__Problem to work on__. Leaving out every picture, copy the lines of the data exactly, from the first through the line containing "const gridValues = [10, -10, -20, -30, -40, -50];".
··········
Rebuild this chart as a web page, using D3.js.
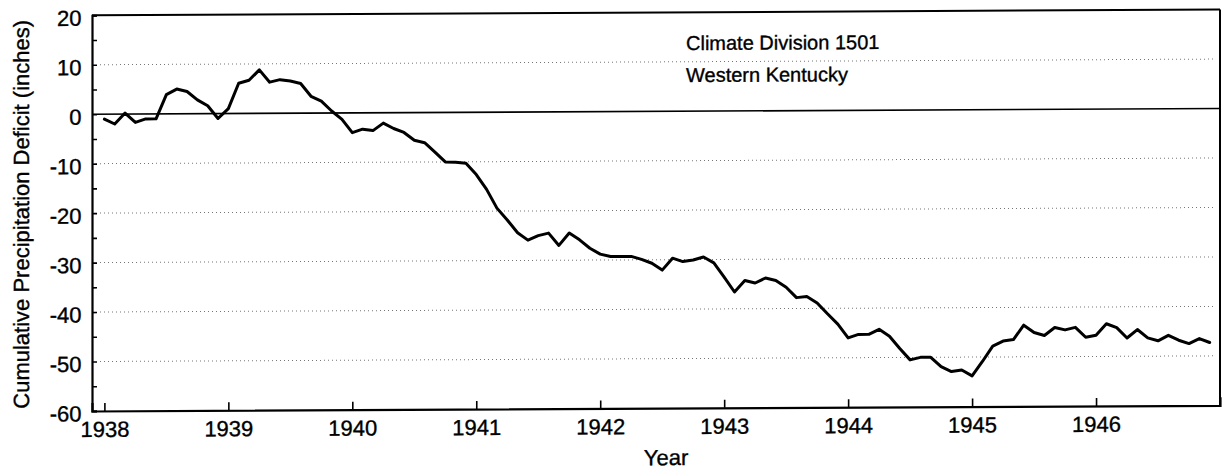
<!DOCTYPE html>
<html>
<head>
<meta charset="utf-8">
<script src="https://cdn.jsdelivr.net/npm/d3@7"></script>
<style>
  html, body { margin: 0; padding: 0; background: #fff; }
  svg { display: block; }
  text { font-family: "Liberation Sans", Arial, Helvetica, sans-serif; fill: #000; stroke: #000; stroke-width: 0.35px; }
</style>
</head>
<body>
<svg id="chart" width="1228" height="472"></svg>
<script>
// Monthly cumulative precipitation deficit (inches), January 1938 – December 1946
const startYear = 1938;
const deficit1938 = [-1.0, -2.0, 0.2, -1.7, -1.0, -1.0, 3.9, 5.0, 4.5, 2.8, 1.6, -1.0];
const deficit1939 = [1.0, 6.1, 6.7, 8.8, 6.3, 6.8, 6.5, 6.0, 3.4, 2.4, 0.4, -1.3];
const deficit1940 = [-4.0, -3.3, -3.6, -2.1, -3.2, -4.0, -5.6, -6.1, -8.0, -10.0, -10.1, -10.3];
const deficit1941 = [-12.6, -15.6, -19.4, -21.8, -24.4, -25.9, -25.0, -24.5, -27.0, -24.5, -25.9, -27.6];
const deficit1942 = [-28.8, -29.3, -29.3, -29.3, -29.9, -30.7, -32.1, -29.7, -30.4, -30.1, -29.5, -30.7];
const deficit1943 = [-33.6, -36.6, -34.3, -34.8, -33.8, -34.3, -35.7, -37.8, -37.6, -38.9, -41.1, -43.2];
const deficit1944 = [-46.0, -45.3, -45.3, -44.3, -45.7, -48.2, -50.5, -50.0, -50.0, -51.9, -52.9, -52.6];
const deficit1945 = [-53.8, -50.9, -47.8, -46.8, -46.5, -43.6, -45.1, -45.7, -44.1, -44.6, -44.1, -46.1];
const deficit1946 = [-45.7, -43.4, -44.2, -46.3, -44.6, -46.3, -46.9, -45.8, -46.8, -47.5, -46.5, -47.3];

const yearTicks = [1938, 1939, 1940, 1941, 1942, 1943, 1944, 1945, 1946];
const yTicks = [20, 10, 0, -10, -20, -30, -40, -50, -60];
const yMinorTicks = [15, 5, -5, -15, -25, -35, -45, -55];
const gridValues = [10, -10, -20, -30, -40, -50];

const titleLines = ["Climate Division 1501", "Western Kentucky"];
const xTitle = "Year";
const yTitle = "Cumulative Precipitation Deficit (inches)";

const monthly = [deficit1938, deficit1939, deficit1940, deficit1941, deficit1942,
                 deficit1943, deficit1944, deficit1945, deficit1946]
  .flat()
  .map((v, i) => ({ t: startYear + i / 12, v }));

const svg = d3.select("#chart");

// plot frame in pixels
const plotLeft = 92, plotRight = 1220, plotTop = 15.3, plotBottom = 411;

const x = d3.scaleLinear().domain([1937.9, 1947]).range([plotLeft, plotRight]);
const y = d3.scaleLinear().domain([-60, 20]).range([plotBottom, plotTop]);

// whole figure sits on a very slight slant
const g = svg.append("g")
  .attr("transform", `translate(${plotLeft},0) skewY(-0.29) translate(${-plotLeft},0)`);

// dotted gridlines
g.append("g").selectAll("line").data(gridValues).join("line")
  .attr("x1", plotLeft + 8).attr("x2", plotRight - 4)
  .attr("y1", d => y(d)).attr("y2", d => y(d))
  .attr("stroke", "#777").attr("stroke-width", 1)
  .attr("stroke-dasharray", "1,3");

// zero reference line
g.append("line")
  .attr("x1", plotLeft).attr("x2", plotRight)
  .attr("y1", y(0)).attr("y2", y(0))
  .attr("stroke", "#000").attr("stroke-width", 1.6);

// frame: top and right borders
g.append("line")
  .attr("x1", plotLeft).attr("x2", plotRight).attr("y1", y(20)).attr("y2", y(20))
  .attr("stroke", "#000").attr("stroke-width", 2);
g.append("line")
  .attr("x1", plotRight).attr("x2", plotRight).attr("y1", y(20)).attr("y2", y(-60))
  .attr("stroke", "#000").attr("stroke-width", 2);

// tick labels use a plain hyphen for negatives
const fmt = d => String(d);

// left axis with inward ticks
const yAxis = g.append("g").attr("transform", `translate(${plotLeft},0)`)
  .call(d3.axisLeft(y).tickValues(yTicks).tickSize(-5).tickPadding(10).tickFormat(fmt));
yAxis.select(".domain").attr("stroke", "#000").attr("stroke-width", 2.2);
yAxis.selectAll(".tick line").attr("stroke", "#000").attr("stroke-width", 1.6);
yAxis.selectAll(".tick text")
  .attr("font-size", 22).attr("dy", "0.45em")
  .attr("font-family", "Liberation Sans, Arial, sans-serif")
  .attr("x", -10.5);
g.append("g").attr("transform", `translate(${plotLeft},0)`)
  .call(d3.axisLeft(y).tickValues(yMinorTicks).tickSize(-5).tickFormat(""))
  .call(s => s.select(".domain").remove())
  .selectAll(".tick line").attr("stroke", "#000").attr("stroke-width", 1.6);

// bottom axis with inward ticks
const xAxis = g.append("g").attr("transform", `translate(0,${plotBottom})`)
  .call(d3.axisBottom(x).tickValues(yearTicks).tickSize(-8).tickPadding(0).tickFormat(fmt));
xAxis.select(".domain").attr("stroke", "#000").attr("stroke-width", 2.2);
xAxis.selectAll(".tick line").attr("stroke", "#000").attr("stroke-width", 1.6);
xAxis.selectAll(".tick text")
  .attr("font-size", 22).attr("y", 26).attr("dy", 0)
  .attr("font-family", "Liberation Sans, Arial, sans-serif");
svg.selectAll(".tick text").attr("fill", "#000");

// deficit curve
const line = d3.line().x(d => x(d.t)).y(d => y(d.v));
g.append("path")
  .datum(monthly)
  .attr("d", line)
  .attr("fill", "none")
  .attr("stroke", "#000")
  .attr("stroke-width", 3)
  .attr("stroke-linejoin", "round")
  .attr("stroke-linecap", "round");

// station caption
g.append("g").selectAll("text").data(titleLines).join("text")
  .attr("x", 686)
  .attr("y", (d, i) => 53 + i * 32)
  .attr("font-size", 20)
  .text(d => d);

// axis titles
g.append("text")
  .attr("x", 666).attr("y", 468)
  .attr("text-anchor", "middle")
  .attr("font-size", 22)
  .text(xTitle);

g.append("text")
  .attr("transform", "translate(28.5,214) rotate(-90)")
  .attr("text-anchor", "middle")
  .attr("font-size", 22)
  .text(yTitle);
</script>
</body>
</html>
··········
__Output of the task__.
Rebuild this chart as a web page, using D3.js.
<!DOCTYPE html>
<html>
<head>
<meta charset="utf-8">
<script src="https://cdn.jsdelivr.net/npm/d3@7"></script>
<style>
  html, body { margin: 0; padding: 0; background: #fff; }
  svg { display: block; }
  text { font-family: "Liberation Sans", Arial, Helvetica, sans-serif; fill: #000; stroke: #000; stroke-width: 0.35px; }
</style>
</head>
<body>
<svg id="chart" width="1228" height="472"></svg>
<script>
// Monthly cumulative precipitation deficit (inches), January 1938 – December 1946
const startYear = 1938;
const deficit1938 = [-1.0, -2.0, 0.2, -1.7, -1.0, -1.0, 3.9, 5.0, 4.5, 2.8, 1.6, -1.0];
const deficit1939 = [1.0, 6.1, 6.7, 8.8, 6.3, 6.8, 6.5, 6.0, 3.4, 2.4, 0.4, -1.3];
const deficit1940 = [-4.0, -3.3, -3.6, -2.1, -3.2, -4.0, -5.6, -6.1, -8.0, -10.0, -10.1, -10.3];
const deficit1941 = [-12.6, -15.6, -19.4, -21.8, -24.4, -25.9, -25.0, -24.5, -27.0, -24.5, -25.9, -27.6];
const deficit1942 = [-28.8, -29.3, -29.3, -29.3, -29.9, -30.7, -32.1, -29.7, -30.4, -30.1, -29.5, -30.7];
const deficit1943 = [-33.6, -36.6, -34.3, -34.8, -33.8, -34.3, -35.7, -37.8, -37.6, -38.9, -41.1, -43.2];
const deficit1944 = [-46.0, -45.3, -45.3, -44.3, -45.7, -48.2, -50.5, -50.0, -50.0, -51.9, -52.9, -52.6];
const deficit1945 = [-53.8, -50.9, -47.8, -46.8, -46.5, -43.6, -45.1, -45.7, -44.1, -44.6, -44.1, -46.1];
const deficit1946 = [-45.7, -43.4, -44.2, -46.3, -44.6, -46.3, -46.9, -45.8, -46.8, -47.5, -46.5, -47.3];

const yearTicks = [1938, 1939, 1940, 1941, 1942, 1943, 1944, 1945, 1946];
const yTicks = [20, 10, 0, -10, -20, -30, -40, -50, -60];
const yMinorTicks = [15, 5, -5, -15, -25, -35, -45, -55];
const gridValues = [10, -10, -20, -30, -40, -50];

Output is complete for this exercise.